Carcharias taurus (Grey Nurse Shark) - Foggy Cave
Seastars, Starfish (Class ASTEROIDEA) - Foggy Cave
Fromia polypora (Many-pored star) - Foggy Cave
Sepia apama (Giant Cuttlefish) - Foggy Cave
Foggy Cave
Foggy Cave
Sigillina australis (Southern Ascidian) - Foggy Cave
Cheilodactylus fuscus (Red Morwong) - Foggy Cave
Soft Corals (Order Alcyonacea) - Foggy Cave
Solanderia fusca (Dusky Hydroid) - Foggy Cave
Actiniid sp. 2 (Speckled Seawhip Anenome) - Foggy Cave

Foggy Cave was discovered by Les and Fran Graham in the 1970's whilst looking for the week of the SS Commonwealth. It is part of an extensive reef system, commonly fished and all fabulous to dive. During March-June it is a consistent Grey Nurse Shark aggregation area and in 2010 there were even a couple of small sharks who decided to over winter at the cave but this is somewhat unusual.

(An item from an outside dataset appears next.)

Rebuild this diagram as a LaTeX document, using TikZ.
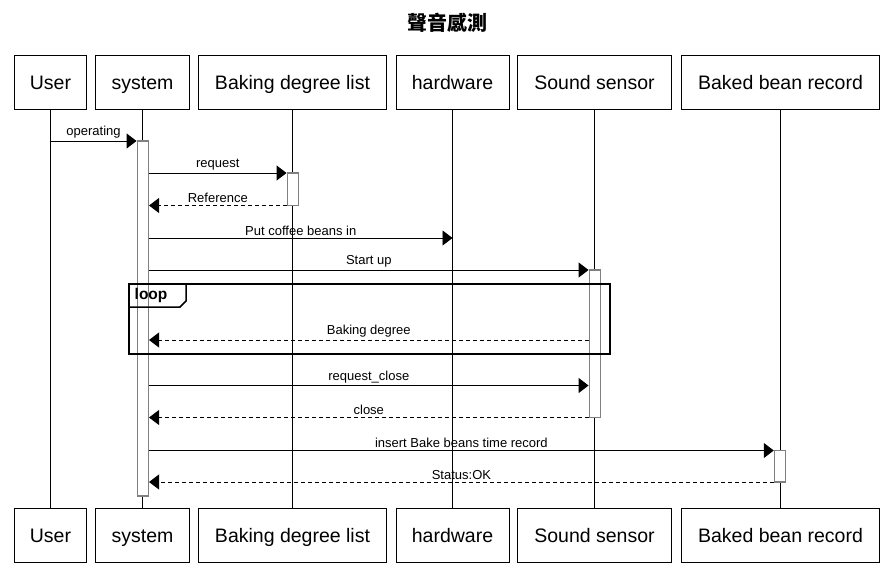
\documentclass[tikz,border=0pt]{standalone}
\usepackage{fontspec}
\setmainfont{Liberation Sans}
\newfontfamily\cjk{Noto Sans CJK TC}
\usetikzlibrary{arrows.meta}

\tikzset{
  head/.style={draw, minimum height=54pt, inner sep=0pt, text height=14pt, text depth=0pt, line width=0.9pt, font=\fontsize{19.5}{23}\selectfont},
  bar/.style={draw=gray, fill=white, line width=1.5pt, minimum width=11pt, inner sep=0pt},
  msg/.style={-{Triangle[length=10pt,width=15pt]}, line width=0.9pt},
  reply/.style={msg, dash pattern=on 4pt off 3pt},
  lbl/.style={midway, above, inner sep=2pt, font=\fontsize{13}{15}\selectfont},
  loopbox/.style={draw, line width=1.5pt, inner sep=0pt, anchor=north west},
}

\begin{document}
\begin{tikzpicture}[x=1pt, y=-1pt]
  \useasboundingbox (0,0) rectangle (893,586);
  \node[font=\cjk\bfseries\fontsize{20}{24}\selectfont] (title) at (447,23) {聲音感測};
  % participants, top and bottom, with their lifelines
  \foreach \n/\x/\w/\t in {user/50.5/72/User, sys/142.5/94/system, list/292.5/188/Baking degree list,
      hw/452.5/113/hardware, sensor/594.5/154/Sound sensor, record/780.5/198/Baked bean record}{
    \node[head, minimum width=\w pt] (\n) at (\x,82) {\t};
    \node[head, minimum width=\w pt] (\n-f) at (\x,535.5) {\t};
    \draw[line width=0.9pt] (\n) -- (\n-f);
  }
  % message rows
  \foreach \r/\y in {1/141, 2/173, 3/205.5, 4/238, 5/270, 6/340, 7/385.5, 8/417.5, 9/450.5, 10/482}
    \coordinate (r\r) at (0,\y);
  % activations
  \node[bar, minimum height=355pt] (sysact) at (142.8,318.5) {};
  \node[bar, minimum height=32.5pt] (listact) at (292.8,189.3) {};
  \node[bar, minimum height=147.5pt] (sensoract) at (594.8,343.8) {};
  \node[bar, minimum height=31.5pt] (recordact) at (780,466.3) {};
  % loop frame
  \node[loopbox, minimum width=481pt, minimum height=70pt] (loop) at (128,283) {};
  \draw[line width=1.5pt] (loop.north west) ++(0,24) -- ++(52,0) -- ++(6,-6) -- ++(0,-18);
  \node[anchor=west, inner sep=0pt, font=\bfseries\fontsize{15.5}{18}\selectfont] (looplbl) at (134.5,295.5) {loop};
  % messages
  \draw[msg] (user |- r1) -- (sysact.west |- r1) node[lbl]{operating};
  \draw[msg] (sysact.east |- r2) -- (listact.west |- r2) node[lbl]{request};
  \draw[reply] (listact.west |- r3) -- (sysact.east |- r3) node[lbl]{Reference};
  \draw[msg] (sysact.east |- r4) -- (hw |- r4) node[lbl]{Put coffee beans in};
  \draw[msg] (sysact.east |- r5) -- (sensoract.west |- r5) node[lbl]{Start up};
  \draw[reply] (sensoract.west |- r6) -- (sysact.east |- r6) node[lbl]{Baking degree};
  \draw[msg] (sysact.east |- r7) -- (sensoract.west |- r7) node[lbl]{request\_close};
  \draw[reply] (sensoract.west |- r8) -- (sysact.east |- r8) node[lbl]{close};
  \draw[msg] (sysact.east |- r9) -- (recordact.west |- r9) node[lbl]{insert Bake beans time record};
  \draw[reply] (recordact.west |- r10) -- (sysact.east |- r10) node[lbl]{Status:OK};
\end{tikzpicture}
\end{document}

The cave itself is located in a deep section of the reef where it gets to ~39m on the sand out the front of the cave and around the reef edge. The kelp covered top of the reef is quite barren in ~34m and it drops sharply down to the bottom. The area is like a cove in the reef, with a wall running approximately North/South and another East/West. The cave is located at the point where these walls come together and there are some large boulders out the front of the cave.

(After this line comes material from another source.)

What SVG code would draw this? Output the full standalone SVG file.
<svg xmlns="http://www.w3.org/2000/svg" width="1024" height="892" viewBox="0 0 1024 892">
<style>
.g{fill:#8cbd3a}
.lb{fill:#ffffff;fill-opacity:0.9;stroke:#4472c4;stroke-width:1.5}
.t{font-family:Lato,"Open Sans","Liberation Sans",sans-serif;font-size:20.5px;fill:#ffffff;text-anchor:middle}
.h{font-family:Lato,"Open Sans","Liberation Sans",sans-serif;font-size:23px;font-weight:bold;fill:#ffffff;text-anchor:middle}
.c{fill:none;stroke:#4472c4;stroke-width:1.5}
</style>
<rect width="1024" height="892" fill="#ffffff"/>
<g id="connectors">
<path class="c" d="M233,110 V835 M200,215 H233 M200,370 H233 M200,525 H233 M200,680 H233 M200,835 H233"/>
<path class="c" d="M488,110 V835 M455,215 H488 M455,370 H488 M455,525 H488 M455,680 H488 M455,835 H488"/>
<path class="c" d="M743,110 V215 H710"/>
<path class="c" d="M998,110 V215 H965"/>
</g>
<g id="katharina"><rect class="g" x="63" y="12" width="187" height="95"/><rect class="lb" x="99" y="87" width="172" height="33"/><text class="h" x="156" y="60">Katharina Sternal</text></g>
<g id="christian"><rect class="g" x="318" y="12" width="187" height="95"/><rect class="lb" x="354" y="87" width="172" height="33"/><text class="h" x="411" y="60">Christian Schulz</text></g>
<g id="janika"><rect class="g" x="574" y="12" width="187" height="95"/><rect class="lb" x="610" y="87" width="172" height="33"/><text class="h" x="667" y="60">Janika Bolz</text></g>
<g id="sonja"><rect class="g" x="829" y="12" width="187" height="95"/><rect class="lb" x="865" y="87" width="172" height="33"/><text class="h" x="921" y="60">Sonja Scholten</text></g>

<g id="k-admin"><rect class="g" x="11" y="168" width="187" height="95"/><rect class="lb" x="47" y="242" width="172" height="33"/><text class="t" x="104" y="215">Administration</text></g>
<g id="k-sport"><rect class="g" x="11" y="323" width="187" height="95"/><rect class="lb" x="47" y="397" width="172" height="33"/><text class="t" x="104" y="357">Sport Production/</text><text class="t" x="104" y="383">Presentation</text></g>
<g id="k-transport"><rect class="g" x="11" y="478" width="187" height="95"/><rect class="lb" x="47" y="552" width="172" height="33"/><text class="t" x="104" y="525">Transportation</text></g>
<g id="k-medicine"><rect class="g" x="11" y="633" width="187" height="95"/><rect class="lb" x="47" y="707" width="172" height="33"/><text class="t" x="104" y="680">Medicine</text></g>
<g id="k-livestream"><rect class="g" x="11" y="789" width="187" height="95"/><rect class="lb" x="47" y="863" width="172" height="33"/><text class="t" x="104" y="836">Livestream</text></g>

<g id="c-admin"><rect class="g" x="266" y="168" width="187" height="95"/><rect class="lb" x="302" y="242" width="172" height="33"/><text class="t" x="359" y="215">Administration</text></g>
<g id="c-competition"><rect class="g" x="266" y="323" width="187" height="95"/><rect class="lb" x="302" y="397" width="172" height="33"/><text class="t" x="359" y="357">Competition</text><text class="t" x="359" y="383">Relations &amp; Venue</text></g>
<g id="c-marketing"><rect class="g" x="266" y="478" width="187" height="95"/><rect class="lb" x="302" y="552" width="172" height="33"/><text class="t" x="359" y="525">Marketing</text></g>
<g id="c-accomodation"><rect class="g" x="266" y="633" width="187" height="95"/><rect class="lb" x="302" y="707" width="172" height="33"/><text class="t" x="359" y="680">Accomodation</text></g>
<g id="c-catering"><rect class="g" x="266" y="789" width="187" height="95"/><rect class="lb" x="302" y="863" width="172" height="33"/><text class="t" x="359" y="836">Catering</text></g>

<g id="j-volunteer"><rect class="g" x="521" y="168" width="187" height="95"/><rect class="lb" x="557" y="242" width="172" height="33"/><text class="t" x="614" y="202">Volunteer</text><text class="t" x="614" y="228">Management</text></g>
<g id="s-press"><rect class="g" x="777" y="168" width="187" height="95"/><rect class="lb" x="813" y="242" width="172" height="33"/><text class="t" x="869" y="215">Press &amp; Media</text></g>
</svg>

Whilst described as a cave it really is just a large undercut in the the reef. When resident, the sharks will cruise between the cave and around the cove outside. The roof of the cave has some interesting growth but beware the bottom is very silty and easily disturbed.

Just to the south of the cave there is a sandy gutter where you will often find sharks disturbed by other divers at the cave. The wall North of the cave is a fantastic dive as well. If you dive far enough in this direction you will come across what is called the "false cave" which is a mini version of the cave area proper. You will find shark out cruising along this Northern wall.

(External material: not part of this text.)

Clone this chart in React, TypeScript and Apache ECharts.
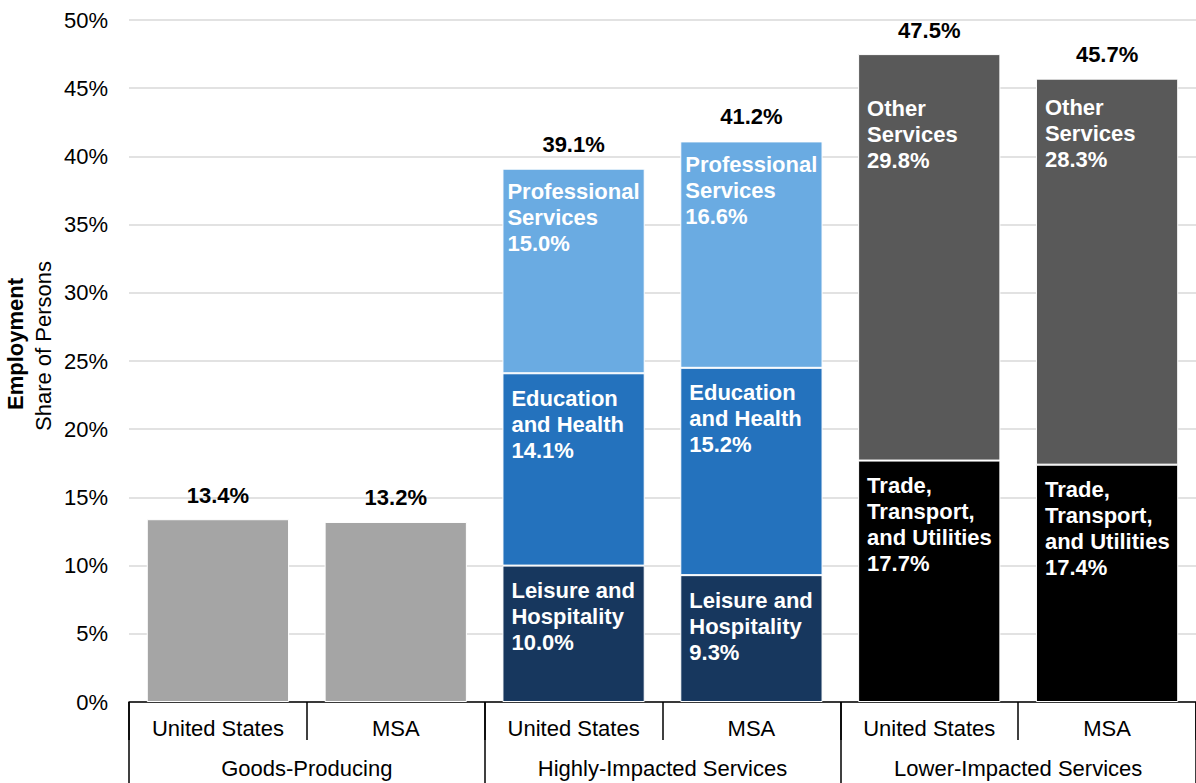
import React, { useEffect, useRef } from "react";
import * as echarts from "echarts";

const categories = ["United States", "MSA", "United States", "MSA", "United States", "MSA"];
const groups = ["Goods-Producing", "Highly-Impacted Services", "Lower-Impacted Services"];
const goodsProducing = [13.4, 13.2, null, null, null, null];
const leisureHospitality = [null, null, 10.0, 9.3, null, null];
const educationHealth = [null, null, 14.1, 15.2, null, null];
const professionalServices = [null, null, 15.0, 16.6, null, null];
const tradeTransport = [null, null, null, null, 17.7, 17.4];
const otherServices = [null, null, null, null, 29.8, 28.3];
const totals = [13.4, 13.2, 39.1, 41.2, 47.5, 45.7];
const yTicks = [0, 5, 10, 15, 20, 25, 30, 35, 40, 45, 50];

const FONT = "Liberation Sans, Arial, sans-serif";
const FS = 22;

export default function App() {
  const ref = useRef<HTMLDivElement>(null);
  useEffect(() => {
    if (!ref.current) return;
    const chart = echarts.init(ref.current, undefined, { renderer: "svg" });

    const segLabel = (name: string, pos: number[]) => ({
      show: true,
      position: pos,
      color: "#fff",
      fontFamily: FONT,
      fontSize: FS,
      fontWeight: "bold",
      lineHeight: 26,
      align: "left",
      verticalAlign: "top",
      formatter: (p: any) => `${name}\n${Number(p.value).toFixed(1)}%`,
    });

    const mk = (name: string, data: (number | null)[], color: string, label: any, itemLabel?: (i: number) => any) => ({
      type: "bar",
      name,
      stack: "a",
      barCategoryGap: "20%",
      barGap: "-100%",
      itemStyle: { color, borderColor: "#fff", borderWidth: 1 },
      label,
      data: data.map((v, i) => {
        if (v === null) return "-";
        const extra = itemLabel ? itemLabel(i) : null;
        return extra ? { value: v, label: extra } : v;
      }),
    });

    const option: any = {
      animation: false,
      textStyle: { fontFamily: FONT },
      grid: { left: 129, right: -4, top: 20, bottom: 81 },
      xAxis: [
        {
          type: "category",
          data: categories,
          position: "bottom",
          axisLine: { show: true, lineStyle: { color: "#000", width: 1.5 } },
          axisTick: { show: true, length: 38, lineStyle: { color: "#000", width: 1.5 } },
          axisLabel: { color: "#000", fontSize: FS, fontFamily: FONT, margin: 15 },
        },
        {
          type: "category",
          data: groups,
          position: "bottom",
          axisLine: { show: false },
          axisTick: { show: true, length: 81, lineStyle: { color: "#000", width: 1.5 } },
          axisLabel: { color: "#000", fontSize: FS, fontFamily: FONT, margin: 55 },
        },
      ],
      yAxis: {
        type: "value",
        min: 0,
        max: 50,
        interval: 5,
        axisLine: { show: false },
        axisTick: { show: false },
        axisLabel: {
          color: "#000",
          fontSize: FS,
          fontFamily: FONT,
          margin: 21,
          formatter: (v: number) => (yTicks.includes(v) ? `${v}%` : ""),
        },
        splitLine: { lineStyle: { color: "#d9d9d9", width: 1.5 } },
      },
      graphic: [
        {
          type: "text",
          x: 15,
          y: 344,
          rotation: Math.PI / 2,
          style: {
            text: "Employment",
            fontFamily: FONT,
            fontSize: FS,
            fontWeight: "bold",
            fill: "#000",
            align: "center",
            verticalAlign: "middle",
          },
        },
        {
          type: "text",
          x: 43,
          y: 346,
          rotation: Math.PI / 2,
          style: {
            text: "Share of Persons",
            fontFamily: FONT,
            fontSize: FS,
            fill: "#000",
            align: "center",
            verticalAlign: "middle",
          },
        },
      ],
      series: [
        mk("Goods-Producing", goodsProducing, "#a5a5a5", { show: false }),
        mk("Leisure and Hospitality", leisureHospitality, "#17375e", segLabel("Leisure and\nHospitality", [9, 12])),
        mk("Education and Health", educationHealth, "#2472bd", segLabel("Education\nand Health", [9, 12])),
        mk("Professional Services", professionalServices, "#6aabe2", segLabel("Professional\nServices", [5, 10])),
        mk("Trade, Transport, and Utilities", tradeTransport, "#000000", segLabel("Trade,\nTransport,\nand Utilities", [9, 12])),
        mk("Other Services", otherServices, "#595959", segLabel("Other\nServices", [9, 41]), (i) =>
          i === 5 ? { position: [9, 16] } : null
        ),
        {
          type: "bar",
          name: "Total",
          stack: "total",
          barCategoryGap: "20%",
          barGap: "-100%",
          z: 1,
          itemStyle: { color: "rgba(0,0,0,0)" },
          label: {
            show: true,
            position: "top",
            distance: 13,
            color: "#000",
            fontFamily: FONT,
            fontSize: FS,
            fontWeight: "bold",
            formatter: (p: any) => `${Number(p.value).toFixed(1)}%`,
          },
          data: totals,
        },
      ],
    };
    chart.setOption(option);
    return () => chart.dispose();
  }, []);
  return (
    <div
      ref={ref}
      style={{ position: "fixed", left: 0, top: 0, width: 1196, height: 783, background: "#fff" }}
    />
  );
}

The fish life on this dive is generally good. During winter you will find Port Jackson sharks out at the cave. Schools of Yellowtail Scad congregate around the reef as well. The fixed growth around the cave whilst not abundant is interesting.

Before the arrival of the ex-HMAS Adelaide and especially when the sharks are present, this would have been the most popular site on the Central Coast with the commercial operators. I am sure they will still be making runs out there as the novelty of the ex-HMAS Adelaide wears off and divers are looking for some variety. Alternatively, the GPS mark for the site is S33º24.026' E151º32.271' (WGS84 hdddºmm.mmm'). This will put you on the southern wall, not far from the entrance to the cave.